* To be done: Write out all the material exactly. Leave nothing out.

* Collected material:
======

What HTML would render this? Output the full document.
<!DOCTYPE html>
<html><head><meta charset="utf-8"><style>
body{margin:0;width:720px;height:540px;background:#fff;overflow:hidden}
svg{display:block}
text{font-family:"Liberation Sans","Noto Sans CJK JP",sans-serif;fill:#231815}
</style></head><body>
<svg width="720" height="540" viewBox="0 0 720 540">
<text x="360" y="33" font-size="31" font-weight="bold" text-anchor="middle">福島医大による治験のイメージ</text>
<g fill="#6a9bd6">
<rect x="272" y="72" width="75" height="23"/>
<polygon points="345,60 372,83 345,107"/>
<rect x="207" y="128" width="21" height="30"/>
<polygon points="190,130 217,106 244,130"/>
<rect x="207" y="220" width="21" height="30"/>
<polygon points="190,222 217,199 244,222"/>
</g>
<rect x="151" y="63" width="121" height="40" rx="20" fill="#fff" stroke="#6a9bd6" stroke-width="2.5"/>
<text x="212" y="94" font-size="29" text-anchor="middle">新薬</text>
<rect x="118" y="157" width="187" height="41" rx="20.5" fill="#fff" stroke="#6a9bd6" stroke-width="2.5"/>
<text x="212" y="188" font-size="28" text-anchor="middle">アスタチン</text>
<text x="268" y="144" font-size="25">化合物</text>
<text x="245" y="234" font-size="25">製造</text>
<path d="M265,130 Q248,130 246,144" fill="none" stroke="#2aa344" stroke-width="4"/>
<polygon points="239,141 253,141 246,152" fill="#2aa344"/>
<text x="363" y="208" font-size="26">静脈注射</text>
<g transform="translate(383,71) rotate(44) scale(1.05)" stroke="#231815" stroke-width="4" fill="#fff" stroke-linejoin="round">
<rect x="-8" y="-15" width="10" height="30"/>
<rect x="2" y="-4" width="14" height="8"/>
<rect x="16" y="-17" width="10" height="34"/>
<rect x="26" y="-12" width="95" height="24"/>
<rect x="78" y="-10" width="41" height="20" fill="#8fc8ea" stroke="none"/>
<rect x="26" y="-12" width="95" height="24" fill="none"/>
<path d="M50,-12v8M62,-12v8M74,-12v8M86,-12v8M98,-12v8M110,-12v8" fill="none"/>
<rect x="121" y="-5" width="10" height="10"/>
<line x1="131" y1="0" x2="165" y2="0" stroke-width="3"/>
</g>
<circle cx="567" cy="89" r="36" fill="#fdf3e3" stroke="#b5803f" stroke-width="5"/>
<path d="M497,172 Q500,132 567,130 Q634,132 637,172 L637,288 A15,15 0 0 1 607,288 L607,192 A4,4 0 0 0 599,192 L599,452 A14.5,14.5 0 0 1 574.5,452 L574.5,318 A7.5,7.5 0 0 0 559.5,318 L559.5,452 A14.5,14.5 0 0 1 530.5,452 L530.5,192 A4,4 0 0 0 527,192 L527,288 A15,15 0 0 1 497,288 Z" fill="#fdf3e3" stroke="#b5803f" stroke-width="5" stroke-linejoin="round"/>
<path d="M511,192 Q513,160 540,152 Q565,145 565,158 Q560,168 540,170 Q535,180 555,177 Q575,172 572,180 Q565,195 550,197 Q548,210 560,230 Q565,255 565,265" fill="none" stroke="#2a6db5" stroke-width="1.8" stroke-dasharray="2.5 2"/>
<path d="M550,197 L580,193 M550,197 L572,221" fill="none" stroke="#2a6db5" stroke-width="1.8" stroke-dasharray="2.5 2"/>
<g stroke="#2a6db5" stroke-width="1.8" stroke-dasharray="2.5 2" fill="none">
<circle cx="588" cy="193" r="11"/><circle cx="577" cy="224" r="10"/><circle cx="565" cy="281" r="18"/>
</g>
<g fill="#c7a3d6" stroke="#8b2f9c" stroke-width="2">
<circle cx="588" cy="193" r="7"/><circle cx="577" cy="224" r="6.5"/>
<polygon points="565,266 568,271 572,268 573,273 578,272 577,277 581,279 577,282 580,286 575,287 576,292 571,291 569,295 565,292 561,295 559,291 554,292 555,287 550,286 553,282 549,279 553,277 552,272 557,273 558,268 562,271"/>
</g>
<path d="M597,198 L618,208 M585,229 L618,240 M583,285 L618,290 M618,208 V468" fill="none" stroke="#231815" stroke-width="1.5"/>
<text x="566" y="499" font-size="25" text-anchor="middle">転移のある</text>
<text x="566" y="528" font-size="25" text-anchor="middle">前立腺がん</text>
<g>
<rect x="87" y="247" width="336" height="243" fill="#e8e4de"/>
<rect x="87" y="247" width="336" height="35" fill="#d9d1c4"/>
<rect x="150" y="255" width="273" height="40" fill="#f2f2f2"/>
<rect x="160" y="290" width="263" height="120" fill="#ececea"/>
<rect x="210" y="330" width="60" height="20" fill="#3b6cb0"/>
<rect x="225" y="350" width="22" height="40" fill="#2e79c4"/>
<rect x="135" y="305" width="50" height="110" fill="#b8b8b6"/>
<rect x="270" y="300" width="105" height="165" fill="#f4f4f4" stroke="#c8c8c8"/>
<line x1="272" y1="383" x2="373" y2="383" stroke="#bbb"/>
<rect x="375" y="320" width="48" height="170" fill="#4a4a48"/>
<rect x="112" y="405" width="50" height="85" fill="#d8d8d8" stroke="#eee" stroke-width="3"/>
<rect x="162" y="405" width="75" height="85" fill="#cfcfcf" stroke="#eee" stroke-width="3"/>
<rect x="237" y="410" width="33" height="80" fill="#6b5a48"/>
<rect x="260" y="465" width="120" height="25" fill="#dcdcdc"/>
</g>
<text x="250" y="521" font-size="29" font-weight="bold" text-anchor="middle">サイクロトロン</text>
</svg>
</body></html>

======

* Exercise result:
What HTML would render this? Output the full document.
<!DOCTYPE html>
<html><head><meta charset="utf-8"><style>
body{margin:0;width:720px;height:540px;background:#fff;overflow:hidden}
svg{display:block}
text{font-family:"Liberation Sans","Noto Sans CJK JP",sans-serif;fill:#231815}
</style></head><body>
<svg width="720" height="540" viewBox="0 0 720 540">
<text x="360" y="33" font-size="31" font-weight="bold" text-anchor="middle">福島医大による治験のイメージ</text>
<g fill="#6a9bd6">
<rect x="272" y="72" width="75" height="23"/>
<polygon points="345,60 372,83 345,107"/>
<rect x="207" y="128" width="21" height="30"/>
<polygon points="190,130 217,106 244,130"/>
<rect x="207" y="220" width="21" height="30"/>
<polygon points="190,222 217,199 244,222"/>
</g>
<rect x="151" y="63" width="121" height="40" rx="20" fill="#fff" stroke="#6a9bd6" stroke-width="2.5"/>
<text x="212" y="94" font-size="29" text-anchor="middle">新薬</text>
<rect x="118" y="157" width="187" height="41" rx="20.5" fill="#fff" stroke="#6a9bd6" stroke-width="2.5"/>
<text x="212" y="188" font-size="28" text-anchor="middle">アスタチン</text>
<text x="268" y="144" font-size="25">化合物</text>
<text x="245" y="234" font-size="25">製造</text>
<path d="M265,130 Q248,130 246,144" fill="none" stroke="#2aa344" stroke-width="4"/>
<polygon points="239,141 253,141 246,152" fill="#2aa344"/>
<text x="363" y="208" font-size="26">静脈注射</text>
<g transform="translate(383,71) rotate(44) scale(1.05)" stroke="#231815" stroke-width="4" fill="#fff" stroke-linejoin="round">
<rect x="-8" y="-15" width="10" height="30"/>
<rect x="2" y="-4" width="14" height="8"/>
<rect x="16" y="-17" width="10" height="34"/>
<rect x="26" y="-12" width="95" height="24"/>
<rect x="78" y="-10" width="41" height="20" fill="#8fc8ea" stroke="none"/>
<rect x="26" y="-12" width="95" height="24" fill="none"/>
<path d="M50,-12v8M62,-12v8M74,-12v8M86,-12v8M98,-12v8M110,-12v8" fill="none"/>
<rect x="121" y="-5" width="10" height="10"/>
<line x1="131" y1="0" x2="165" y2="0" stroke-width="3"/>
</g>
<circle cx="567" cy="89" r="36" fill="#fdf3e3" stroke="#b5803f" stroke-width="5"/>
<path d="M497,172 Q500,132 567,130 Q634,132 637,172 L637,288 A15,15 0 0 1 607,288 L607,192 A4,4 0 0 0 599,192 L599,452 A14.5,14.5 0 0 1 574.5,452 L574.5,318 A7.5,7.5 0 0 0 559.5,318 L559.5,452 A14.5,14.5 0 0 1 530.5,452 L530.5,192 A4,4 0 0 0 527,192 L527,288 A15,15 0 0 1 497,288 Z" fill="#fdf3e3" stroke="#b5803f" stroke-width="5" stroke-linejoin="round"/>
<path d="M511,192 Q513,160 540,152 Q565,145 565,158 Q560,168 540,170 Q535,180 555,177 Q575,172 572,180 Q565,195 550,197 Q548,210 560,230 Q565,255 565,265" fill="none" stroke="#2a6db5" stroke-width="1.8" stroke-dasharray="2.5 2"/>
<path d="M550,197 L580,193 M550,197 L572,221" fill="none" stroke="#2a6db5" stroke-width="1.8" stroke-dasharray="2.5 2"/>
<g stroke="#2a6db5" stroke-width="1.8" stroke-dasharray="2.5 2" fill="none">
<circle cx="588" cy="193" r="11"/><circle cx="577" cy="224" r="10"/><circle cx="565" cy="281" r="18"/>
</g>
<g fill="#c7a3d6" stroke="#8b2f9c" stroke-width="2">
<circle cx="588" cy="193" r="7"/><circle cx="577" cy="224" r="6.5"/>
<polygon points="565,266 568,271 572,268 573,273 578,272 577,277 581,279 577,282 580,286 575,287 576,292 571,291 569,295 565,292 561,295 559,291 554,292 555,287 550,286 553,282 549,279 553,277 552,272 557,273 558,268 562,271"/>
</g>
<path d="M597,198 L618,208 M585,229 L618,240 M583,285 L618,290 M618,208 V468" fill="none" stroke="#231815" stroke-width="1.5"/>
<text x="566" y="499" font-size="25" text-anchor="middle">転移のある</text>
<text x="566" y="528" font-size="25" text-anchor="middle">前立腺がん</text>
<g>
<rect x="87" y="247" width="336" height="243" fill="#e8e4de"/>
<rect x="87" y="247" width="336" height="35" fill="#d9d1c4"/>
<rect x="150" y="255" width="273" height="40" fill="#f2f2f2"/>
<rect x="160" y="290" width="263" height="120" fill="#ececea"/>
<rect x="210" y="330" width="60" height="20" fill="#3b6cb0"/>
<rect x="225" y="350" width="22" height="40" fill="#2e79c4"/>
<rect x="135" y="305" width="50" height="110" fill="#b8b8b6"/>
<rect x="270" y="300" width="105" height="165" fill="#f4f4f4" stroke="#c8c8c8"/>
<line x1="272" y1="383" x2="373" y2="383" stroke="#bbb"/>
<rect x="375" y="320" width="48" height="170" fill="#4a4a48"/>
<rect x="112" y="405" width="50" height="85" fill="#d8d8d8" stroke="#eee" stroke-width="3"/>
<rect x="162" y="405" width="75" height="85" fill="#cfcfcf" stroke="#eee" stroke-width="3"/>
<rect x="237" y="410" width="33" height="80" fill="#6b5a48"/>
<rect x="260" y="465" width="120" height="25" fill="#dcdcdc"/>
</g>
<text x="250" y="521" font-size="29" font-weight="bold" text-anchor="middle">サイクロトロン</text>
</svg>
</body></html>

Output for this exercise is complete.